Es sei eine der längsten und abenteuerlichsten Seereisen von Schiffbrüchigen in der Geschichte geworden, so Grann. Die 29 Gestalten, die nach drei Monaten Fahrt an Land getaumelt seien, seien kaum noch als Menschen erkennbar gewesen, berichteten Augenzeugen. «Ich bin davon überzeugt, dass kein Sterblicher je mehr Mühen und Elend erlebt hat als wir», notierte Bulkeley stolz. Er dürfte freilich kaum damit gerechnet haben, dass sich auch der Kapitän und seine Freunde noch retten konnten, auf einem ganz anderen Weg, und Monate später in London Bulkeley und seine Anhänger der Meuterei bezichtigten.

Die öffentliche Meinung, befeuert von den sich widersprechenden Publikationen, war gespalten, das Kriegsgericht am Ende ratlos. Und sprach die Überlebenden wohl schon deshalb frei, vermutet David Grann, weil jede eingehendere Untersuchung ein unvorteilhaftes Licht auf die Navy und auf das desaströse Militärabenteuer gegen Spanien geworfen hätte. Etwas leichtfertig erscheint freilich Granns Urteil, sämtliche Überlebenden der «Wager» hätten ihre Rolle im «imperialistischen System» verdrängt und dieses dadurch gestützt.

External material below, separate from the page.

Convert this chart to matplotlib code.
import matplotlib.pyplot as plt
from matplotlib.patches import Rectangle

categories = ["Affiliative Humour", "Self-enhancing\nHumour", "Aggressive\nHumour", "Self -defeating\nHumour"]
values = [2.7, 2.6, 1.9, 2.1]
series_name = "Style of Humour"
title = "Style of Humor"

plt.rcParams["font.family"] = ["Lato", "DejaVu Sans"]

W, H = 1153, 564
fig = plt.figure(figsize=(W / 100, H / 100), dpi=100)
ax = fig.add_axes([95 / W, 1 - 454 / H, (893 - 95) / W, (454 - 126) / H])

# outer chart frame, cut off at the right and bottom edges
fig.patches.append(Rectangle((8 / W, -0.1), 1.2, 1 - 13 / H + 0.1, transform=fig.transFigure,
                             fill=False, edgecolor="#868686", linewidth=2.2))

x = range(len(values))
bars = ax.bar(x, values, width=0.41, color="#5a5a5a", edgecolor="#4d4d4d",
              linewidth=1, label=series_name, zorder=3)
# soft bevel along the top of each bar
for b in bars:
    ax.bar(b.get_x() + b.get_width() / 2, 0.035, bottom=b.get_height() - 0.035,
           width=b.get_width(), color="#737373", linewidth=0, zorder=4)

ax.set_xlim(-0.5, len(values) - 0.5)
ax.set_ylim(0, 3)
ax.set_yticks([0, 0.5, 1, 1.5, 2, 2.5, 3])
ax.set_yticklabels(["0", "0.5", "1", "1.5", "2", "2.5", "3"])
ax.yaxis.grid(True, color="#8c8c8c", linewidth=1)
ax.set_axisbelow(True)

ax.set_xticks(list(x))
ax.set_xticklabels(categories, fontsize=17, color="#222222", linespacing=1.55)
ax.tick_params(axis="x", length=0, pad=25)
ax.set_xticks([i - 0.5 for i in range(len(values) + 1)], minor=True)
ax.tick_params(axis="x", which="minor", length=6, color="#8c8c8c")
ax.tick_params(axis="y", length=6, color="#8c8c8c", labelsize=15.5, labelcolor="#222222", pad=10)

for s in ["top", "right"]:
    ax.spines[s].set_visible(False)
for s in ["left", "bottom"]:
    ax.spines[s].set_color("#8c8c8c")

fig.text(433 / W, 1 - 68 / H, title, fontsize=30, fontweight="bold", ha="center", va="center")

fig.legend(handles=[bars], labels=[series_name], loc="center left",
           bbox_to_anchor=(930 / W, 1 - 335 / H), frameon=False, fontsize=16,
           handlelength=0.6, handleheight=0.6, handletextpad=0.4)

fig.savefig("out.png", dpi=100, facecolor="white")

Aus der Geschichte verdrängt wurde die tragischste Figur: das einzige schwarze Besatzungsmitglied der «Wager», John Duck, ein freier Seemann – der nach seiner Rettung in Brasilien entführt und als Sklave verkauft worden war. «Ein Weltreich wie das britische», schreibt David Grann, «verdankt seine Macht auch den Geschichten, die es weitererzählt, aber nicht weniger wichtig wären die Geschichten, die es für sich behält, der Mantel des Schweigens, den es ausbreitet, die Seiten, die es aus den Geschichtsbüchern entfernt.»

David Grann: Der Untergang der Wager. Eine Geschichte von Schiffbruch, Mord und Meuterei. Aus dem Englischen von Rudolf Mast. C.-Bertelsmann-Verlag. München 2024. 432S. Fr. 34.90.